We would treat the wife’s own separate property similarly where, during the lifetime of her husband and apparently with his recognition and assent, she was able to transfer the separate property to New York and keep it here in her own name.

But the property in the value of about $370,000 transferred from London to New York by the wife after the husband’s death *175raises a. somewhat different question. Adjudication of its title requires further factual exploration. At the time of the husband’s death this property and other property were held in three-name custody accounts by London depositories. The accounts were in the names of the husband, the wife and their daughter Hilda, who had no proprietary interest.

One of the accounts, it is asserted, was a “ safe custody account ” opened under simple letters of instruction. The other accounts seem not to have been governed by any formal documents.

The reasons grounded on New York policy and affected by the physical transfer of the property to New York during the lifetime of the spouses and by their directions relating to it do not necessarily apply to property of Spanish nationals placed in a third country during their lifetime.

If the local law of the third country would deem title to have passed to the wife on the death of the husband, we would treat this property as we now treat that placed in New York during their lives.
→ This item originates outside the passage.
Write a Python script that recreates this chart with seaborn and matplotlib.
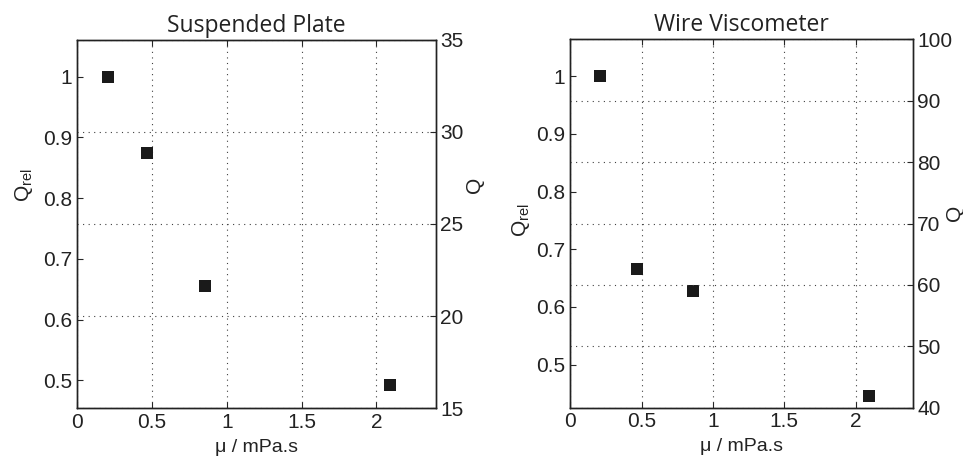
import numpy as np
import pandas as pd
import matplotlib.pyplot as plt
import seaborn as sns
from matplotlib.ticker import FuncFormatter

titles = ["Suspended Plate", "Wire Viscometer"]
mu_plate = [0.205, 0.467, 0.853, 2.09]
qrel_plate = [1.0, 0.874, 0.656, 0.493]
mu_wire = [0.21, 0.466, 0.858, 2.096]
qrel_wire = [1.0, 0.6655, 0.627, 0.445]
q_ref = [33.0, 94.0]          # Q at Q_rel = 1
q_limits = [(15, 35), (40, 100)]
q_ticks = [[15, 20, 25, 30, 35], [40, 50, 60, 70, 80, 90, 100]]
qrel_ticks = [0.5, 0.6, 0.7, 0.8, 0.9, 1.0]
mu_ticks = [0, 0.5, 1, 1.5, 2]

sns.set_style("ticks")
plt.rcParams["font.family"] = ["Liberation Sans", "DejaVu Sans"]
plt.rcParams["mathtext.fontset"] = "custom"
plt.rcParams["mathtext.rm"] = "Liberation Sans"

fig = plt.figure(figsize=(9.63, 4.59), dpi=100)
boxes = [[0.080, 0.111, 0.373, 0.802], [0.592, 0.112, 0.356, 0.802]]
datasets = [(mu_plate, qrel_plate), (mu_wire, qrel_wire)]
# label placement (axes coords) as in the reference
qrel_lab = [(-0.118, 0.606), (-0.112, 0.509)]
q_lab = [(1.081, 0.606), (1.094, 0.528)]
fmt = FuncFormatter(lambda v, p: "%g" % v)
grid_kw = dict(color="0.25", linestyle=(0, (1, 4)), linewidth=0.8)

for i in range(2):
    ax = fig.add_axes(boxes[i])
    mu, qrel = datasets[i]
    df = pd.DataFrame({"mu": mu, "qrel": qrel})
    sns.scatterplot(data=df, x="mu", y="qrel", marker="s", s=70,
                    color="#1a1a1a", edgecolor="#1a1a1a", linewidth=0, ax=ax, zorder=3)
    lo, hi = q_limits[i]
    ax.set_xlim(0, 2.4)
    ax.set_ylim(lo / q_ref[i], hi / q_ref[i])
    ax.set_xticks(mu_ticks)
    ax.set_yticks(qrel_ticks)
    ax.xaxis.set_major_formatter(fmt)
    ax.yaxis.set_major_formatter(fmt)
    ax.tick_params(direction="in", length=4, width=0.8, labelsize=15,
                   top=True, right=False, colors="0.15", labelcolor="#222222")
    ax.xaxis.grid(True, **grid_kw)
    ax.set_xlabel("μ / mPa.s", fontsize=14, color="#222222", labelpad=5)
    ax.set_ylabel(r"Q$_{\mathrm{rel}}$", fontsize=15, color="#222222")
    ax.yaxis.set_label_coords(*qrel_lab[i])
    ax.set_title(titles[i], fontsize=16.5, family="Open Sans", color="#222222", pad=6)

    ax2 = ax.twinx()
    ax2.set_ylim(lo, hi)
    ax2.set_yticks(q_ticks[i])
    ax2.yaxis.set_major_formatter(fmt)
    ax2.tick_params(direction="in", length=4, width=0.8, labelsize=15,
                    colors="0.15", labelcolor="#222222", pad=3)
    ax2.yaxis.grid(True, **grid_kw)
    ax2.set_ylabel("Q", fontsize=15, color="#222222", rotation=90)
    ax2.yaxis.set_label_coords(*q_lab[i])
    for a in (ax, ax2):
        for s in a.spines.values():
            s.set_visible(True)
            s.set_linewidth(1.0)
            s.set_color("#222222")

fig.savefig("out.png", dpi=100)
But if the third country would have applied the Spanish community property law or, if it is not demonstrated what rule would be applied by the third country and the subject is open or equivocal, we would, under general principles, feel bound to apply the law of Spain to the title of property owned by these Spanish nationals.

The facts necessary to decide this question were not resolved at Special Term, largely because this was not an issue on which attention was focused at trial. One question for resolution would be the precise form of instruction or agreement pursuant to which the property was placed in custody accounts in London ; the other question would be how, on those facts as found, the title would be regarded in English law. If upon such further inquiry it be found the wife did not succeed to full title to the property in London an accounting for the portion not belonging to her would be indicated.

The order should be modified to direct the remission to Special Term to determine the rights of parties in respect of the property transferred by the wife from London to New York after the husband’s death in accordance with this opinion and, as modified, affirmed, without costs.